** EXERCISE **
Which lines hold the word "React"? Show each of them.

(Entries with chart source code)
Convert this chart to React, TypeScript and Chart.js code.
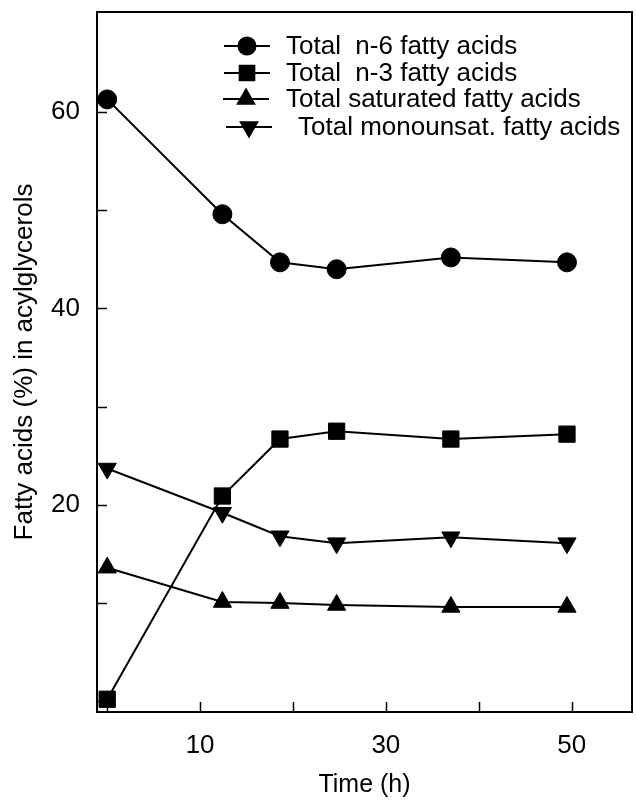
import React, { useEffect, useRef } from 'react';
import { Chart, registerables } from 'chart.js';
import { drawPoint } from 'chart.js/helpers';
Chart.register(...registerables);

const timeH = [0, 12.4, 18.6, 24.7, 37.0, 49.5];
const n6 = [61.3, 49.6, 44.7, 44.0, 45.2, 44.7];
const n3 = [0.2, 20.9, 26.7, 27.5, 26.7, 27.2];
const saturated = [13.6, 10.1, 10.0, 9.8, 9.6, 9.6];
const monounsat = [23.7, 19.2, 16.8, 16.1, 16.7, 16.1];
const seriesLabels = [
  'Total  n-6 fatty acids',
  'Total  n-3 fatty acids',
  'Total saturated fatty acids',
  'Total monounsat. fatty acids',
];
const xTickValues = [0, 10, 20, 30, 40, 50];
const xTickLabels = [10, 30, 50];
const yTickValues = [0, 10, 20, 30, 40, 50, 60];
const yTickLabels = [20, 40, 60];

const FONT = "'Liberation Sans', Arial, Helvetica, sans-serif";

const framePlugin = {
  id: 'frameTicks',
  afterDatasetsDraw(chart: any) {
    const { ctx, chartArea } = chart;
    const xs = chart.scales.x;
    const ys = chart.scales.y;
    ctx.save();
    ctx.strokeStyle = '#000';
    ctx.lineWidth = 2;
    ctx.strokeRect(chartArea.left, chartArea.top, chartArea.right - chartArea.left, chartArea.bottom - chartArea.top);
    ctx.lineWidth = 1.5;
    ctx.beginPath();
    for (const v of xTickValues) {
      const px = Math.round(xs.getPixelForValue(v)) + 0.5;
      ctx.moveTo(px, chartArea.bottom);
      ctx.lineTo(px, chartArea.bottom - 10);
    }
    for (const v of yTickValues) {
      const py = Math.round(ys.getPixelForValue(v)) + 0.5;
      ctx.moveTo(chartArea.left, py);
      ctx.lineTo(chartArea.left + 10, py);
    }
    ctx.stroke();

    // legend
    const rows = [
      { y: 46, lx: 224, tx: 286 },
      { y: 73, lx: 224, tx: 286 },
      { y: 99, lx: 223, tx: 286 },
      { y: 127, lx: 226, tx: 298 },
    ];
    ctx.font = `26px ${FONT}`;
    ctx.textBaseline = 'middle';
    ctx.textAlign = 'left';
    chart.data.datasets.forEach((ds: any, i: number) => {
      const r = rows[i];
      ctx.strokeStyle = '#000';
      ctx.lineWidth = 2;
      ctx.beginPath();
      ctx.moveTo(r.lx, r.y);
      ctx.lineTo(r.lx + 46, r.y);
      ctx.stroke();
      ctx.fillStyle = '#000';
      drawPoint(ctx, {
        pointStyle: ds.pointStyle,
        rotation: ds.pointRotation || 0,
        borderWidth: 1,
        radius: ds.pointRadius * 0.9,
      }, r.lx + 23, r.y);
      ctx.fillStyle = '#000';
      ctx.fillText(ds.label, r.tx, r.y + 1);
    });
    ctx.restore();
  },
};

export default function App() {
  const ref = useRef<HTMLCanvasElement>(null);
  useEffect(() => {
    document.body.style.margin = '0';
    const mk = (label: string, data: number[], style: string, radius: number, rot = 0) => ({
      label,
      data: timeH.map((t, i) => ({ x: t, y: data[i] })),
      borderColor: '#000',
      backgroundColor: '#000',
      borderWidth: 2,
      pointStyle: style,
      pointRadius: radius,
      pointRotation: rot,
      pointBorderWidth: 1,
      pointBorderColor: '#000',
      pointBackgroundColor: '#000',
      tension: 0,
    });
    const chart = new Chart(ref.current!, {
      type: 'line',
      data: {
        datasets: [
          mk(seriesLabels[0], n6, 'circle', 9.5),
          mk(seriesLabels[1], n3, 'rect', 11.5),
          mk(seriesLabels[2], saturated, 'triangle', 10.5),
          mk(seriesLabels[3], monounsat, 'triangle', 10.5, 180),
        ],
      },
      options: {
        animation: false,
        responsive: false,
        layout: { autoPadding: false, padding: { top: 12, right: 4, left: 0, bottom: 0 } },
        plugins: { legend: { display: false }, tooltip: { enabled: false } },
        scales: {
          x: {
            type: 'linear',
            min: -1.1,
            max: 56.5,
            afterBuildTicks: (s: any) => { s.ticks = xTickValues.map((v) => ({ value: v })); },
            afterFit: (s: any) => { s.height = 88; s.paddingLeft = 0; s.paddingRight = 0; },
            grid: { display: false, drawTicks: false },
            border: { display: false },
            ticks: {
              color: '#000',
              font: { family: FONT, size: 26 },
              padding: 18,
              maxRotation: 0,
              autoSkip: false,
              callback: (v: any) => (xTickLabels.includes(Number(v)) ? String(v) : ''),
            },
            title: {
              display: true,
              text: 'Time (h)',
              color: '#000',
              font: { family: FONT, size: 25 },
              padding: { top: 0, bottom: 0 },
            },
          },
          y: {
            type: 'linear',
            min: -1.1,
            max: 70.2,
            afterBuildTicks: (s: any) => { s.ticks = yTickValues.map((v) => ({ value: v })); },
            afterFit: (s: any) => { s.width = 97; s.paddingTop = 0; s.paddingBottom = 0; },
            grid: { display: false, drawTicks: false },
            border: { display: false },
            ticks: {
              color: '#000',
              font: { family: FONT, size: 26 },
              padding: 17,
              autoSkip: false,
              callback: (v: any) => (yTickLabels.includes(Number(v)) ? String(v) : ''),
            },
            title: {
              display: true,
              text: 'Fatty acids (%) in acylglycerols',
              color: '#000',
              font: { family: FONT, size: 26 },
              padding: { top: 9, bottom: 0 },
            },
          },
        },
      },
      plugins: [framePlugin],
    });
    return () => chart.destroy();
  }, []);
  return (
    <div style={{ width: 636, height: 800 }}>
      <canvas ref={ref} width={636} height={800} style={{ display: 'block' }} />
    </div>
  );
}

* * *

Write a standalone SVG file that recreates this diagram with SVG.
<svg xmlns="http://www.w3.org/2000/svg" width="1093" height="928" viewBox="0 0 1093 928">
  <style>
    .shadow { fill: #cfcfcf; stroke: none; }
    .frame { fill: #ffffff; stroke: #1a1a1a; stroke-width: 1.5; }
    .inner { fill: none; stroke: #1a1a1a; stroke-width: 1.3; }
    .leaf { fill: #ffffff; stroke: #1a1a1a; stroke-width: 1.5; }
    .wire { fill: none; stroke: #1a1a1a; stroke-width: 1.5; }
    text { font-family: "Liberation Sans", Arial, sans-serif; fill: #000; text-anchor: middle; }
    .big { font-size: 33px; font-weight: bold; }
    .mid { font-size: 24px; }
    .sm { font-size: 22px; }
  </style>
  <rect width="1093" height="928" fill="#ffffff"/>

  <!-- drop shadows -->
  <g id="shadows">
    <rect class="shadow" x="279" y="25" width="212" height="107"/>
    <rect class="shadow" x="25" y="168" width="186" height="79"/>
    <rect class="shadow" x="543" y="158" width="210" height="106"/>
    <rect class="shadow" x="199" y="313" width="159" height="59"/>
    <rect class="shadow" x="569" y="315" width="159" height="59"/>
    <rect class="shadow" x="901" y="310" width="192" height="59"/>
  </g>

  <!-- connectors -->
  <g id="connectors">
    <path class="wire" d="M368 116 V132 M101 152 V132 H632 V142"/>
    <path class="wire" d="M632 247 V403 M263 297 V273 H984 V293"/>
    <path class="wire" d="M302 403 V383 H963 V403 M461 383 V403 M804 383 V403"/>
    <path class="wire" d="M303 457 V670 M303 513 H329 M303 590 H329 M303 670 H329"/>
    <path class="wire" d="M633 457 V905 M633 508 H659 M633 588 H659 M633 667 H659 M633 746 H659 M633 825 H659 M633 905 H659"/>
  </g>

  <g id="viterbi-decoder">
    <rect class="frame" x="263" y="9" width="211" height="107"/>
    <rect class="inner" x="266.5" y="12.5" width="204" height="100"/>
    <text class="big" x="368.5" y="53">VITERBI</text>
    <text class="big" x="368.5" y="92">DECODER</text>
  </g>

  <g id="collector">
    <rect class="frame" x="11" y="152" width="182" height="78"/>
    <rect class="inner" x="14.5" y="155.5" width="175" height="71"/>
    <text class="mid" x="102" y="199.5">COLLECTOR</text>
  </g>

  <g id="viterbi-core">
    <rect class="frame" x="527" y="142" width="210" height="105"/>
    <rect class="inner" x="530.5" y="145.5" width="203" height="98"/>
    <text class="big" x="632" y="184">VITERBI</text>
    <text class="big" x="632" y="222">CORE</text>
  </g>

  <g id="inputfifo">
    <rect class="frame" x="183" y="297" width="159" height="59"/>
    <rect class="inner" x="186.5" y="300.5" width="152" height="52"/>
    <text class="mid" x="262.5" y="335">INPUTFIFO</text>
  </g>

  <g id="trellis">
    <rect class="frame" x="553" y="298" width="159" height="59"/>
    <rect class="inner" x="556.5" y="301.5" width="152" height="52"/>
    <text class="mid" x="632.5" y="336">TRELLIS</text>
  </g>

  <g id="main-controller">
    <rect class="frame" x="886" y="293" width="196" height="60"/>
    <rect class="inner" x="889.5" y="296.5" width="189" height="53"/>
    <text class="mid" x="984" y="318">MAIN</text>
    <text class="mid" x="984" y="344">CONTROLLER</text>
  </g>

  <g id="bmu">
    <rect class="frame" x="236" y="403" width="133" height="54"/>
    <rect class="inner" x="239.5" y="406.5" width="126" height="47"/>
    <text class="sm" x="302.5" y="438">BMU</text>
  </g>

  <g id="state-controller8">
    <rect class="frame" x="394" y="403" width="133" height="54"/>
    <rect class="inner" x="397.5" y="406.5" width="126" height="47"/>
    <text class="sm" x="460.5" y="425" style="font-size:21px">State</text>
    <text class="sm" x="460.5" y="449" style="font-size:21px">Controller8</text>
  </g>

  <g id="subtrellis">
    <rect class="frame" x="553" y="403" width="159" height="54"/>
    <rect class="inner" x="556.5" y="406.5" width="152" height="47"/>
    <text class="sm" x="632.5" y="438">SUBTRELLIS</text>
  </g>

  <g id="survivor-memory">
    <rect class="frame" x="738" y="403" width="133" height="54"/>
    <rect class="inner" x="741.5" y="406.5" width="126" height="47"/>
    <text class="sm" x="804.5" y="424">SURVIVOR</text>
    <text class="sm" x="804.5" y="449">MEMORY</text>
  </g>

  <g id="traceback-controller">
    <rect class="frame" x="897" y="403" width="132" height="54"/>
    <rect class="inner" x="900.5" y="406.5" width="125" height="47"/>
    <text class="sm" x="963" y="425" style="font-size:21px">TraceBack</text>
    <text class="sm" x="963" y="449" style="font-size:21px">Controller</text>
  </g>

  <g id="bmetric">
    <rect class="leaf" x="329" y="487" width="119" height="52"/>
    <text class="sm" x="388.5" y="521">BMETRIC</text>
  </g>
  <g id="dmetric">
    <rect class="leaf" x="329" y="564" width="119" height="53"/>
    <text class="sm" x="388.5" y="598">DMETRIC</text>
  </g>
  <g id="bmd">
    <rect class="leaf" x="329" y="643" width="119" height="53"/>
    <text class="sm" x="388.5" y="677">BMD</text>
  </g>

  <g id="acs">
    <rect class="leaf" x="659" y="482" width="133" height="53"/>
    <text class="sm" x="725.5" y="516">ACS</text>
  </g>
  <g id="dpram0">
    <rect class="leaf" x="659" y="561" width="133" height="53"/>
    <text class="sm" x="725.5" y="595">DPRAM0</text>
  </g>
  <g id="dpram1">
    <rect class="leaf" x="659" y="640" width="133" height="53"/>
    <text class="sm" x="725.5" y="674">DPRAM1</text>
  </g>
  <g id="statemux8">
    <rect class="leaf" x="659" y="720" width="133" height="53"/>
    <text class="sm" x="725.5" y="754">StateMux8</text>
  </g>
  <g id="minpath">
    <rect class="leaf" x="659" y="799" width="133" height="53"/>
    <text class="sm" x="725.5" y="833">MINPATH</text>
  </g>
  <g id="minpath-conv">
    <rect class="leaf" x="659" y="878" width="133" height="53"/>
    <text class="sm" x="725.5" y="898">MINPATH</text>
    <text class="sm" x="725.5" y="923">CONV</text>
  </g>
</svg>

** THE RESULT **
Convert this chart to React, TypeScript and Chart.js code.
import React, { useEffect, useRef } from 'react';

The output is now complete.